Time with the Cuddly Hubby was well-spent. He has made geek friends that he sees usually two or three nights a week. Star Wars Day (May the Fourth) fell on the group's usual Thursday game night. It was an all-out Star Wars party with decorations (including a Princess Leia cardboard standee) and appropriate games including Trivial Pursuit DVD: Star Wars Saga Edition. The competition between both teams was tight. I think next year we want a rematch using Trivial Pursuit: Star Wars Classic Trilogy Collector's Edition instead. I brought Star Wars chocolates. Michelle brought Wookiee cookies — gingerbread cookies decorated with bandoliers and fork impressions to imitate fur. There were other nights of team trivia at the local pub, more games, and about a dozen people attending the opening night of Guardians of the Galaxy, Volume 2.

I was delighted to be able to attend Maryland Sheep and Wool with my dear friend from Center for Knit and Crochet, Jennifer Lindsay. I must admit we did not provide much adult supervision for each other. In addition to being president of CKC, Jennifer curated the Twist: The Art of Spinning by Hand exhibition I participated in last autumn. This meant that walking through the show with Jennifer was great fun, as she was able to introduce me to many people from the spinning world. Together we did a lot of shopping and admiring. And we bought some fleeces (more about mine in another post later).

The highlight for me was that I decided to participate in the Skein and Garment show. In order to get the submissions into the show, I sent them through the mail. It is anxiety-inducing to put carefully-crafted items into the mail and send them 700 miles away, trusting they will arrive okay. They did. And the exercise was worth the anxiety:


The knitting part of the competition has 16 categories, about half of which require handspun yarn. Items also must have been completed since last year's show. The Rainbow Zing scarf received a blue ribbon (1st place) in category K04 — Scarves knit from handspun yarn. The Kennesaw Kudzu hat was in category K14 — Miscellaneous knit from commercial yarn. And the Assiduous scarf was in category K10 — Scarves knit from commercial yarn. And somehow I haven't blogged about any of these projects!

The rainbow scarf is made from the optically-blended yarn I made last summer. An article about that yarn will be in the summer issue of Spin-Off magazine. The pattern is a simplified version of Za-Zing, which was last year's Georgia FiberFest knit-along. Assiduous is a hat and scarf set worked in lace weight yarn. The hat is Kennesaw Kudzu, a sock pattern with a bonus hat pattern that I haven't even published yet.

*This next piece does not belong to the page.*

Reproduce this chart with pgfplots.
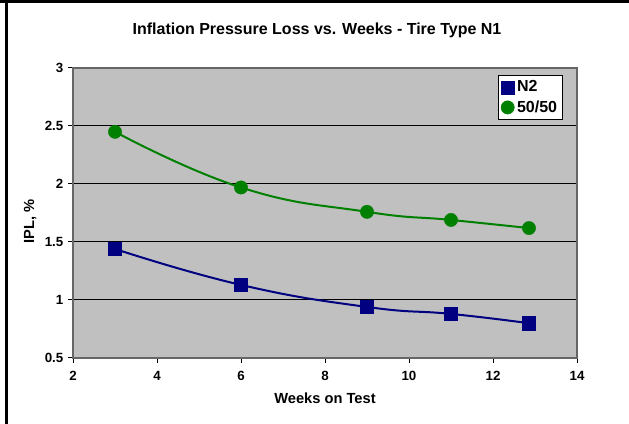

The irony here is both of the blue ribbon winners took me less than a week to make. I knocked out the hat in five days back in January. And the rainbow scarf was my Dragon*Con project last year. The white scarf took about 6 weeks and around 75,000 stitches on a size US 2/ 2.75mm needle.

I truly did not expect to win any ribbons. The Skein and Garment show at Maryland Sheep and Wool has lots of very good entries. There is always someone who submits an incredible beaded lace shawl. And I really did not expect to win ribbons for smaller projects. The hat didn't even use a full skein of yarn, for crying out loud! I just wanted to get the reversible lace technique in front of more eyes.

As with so many things in life, just showing up and making an attempt is the first step.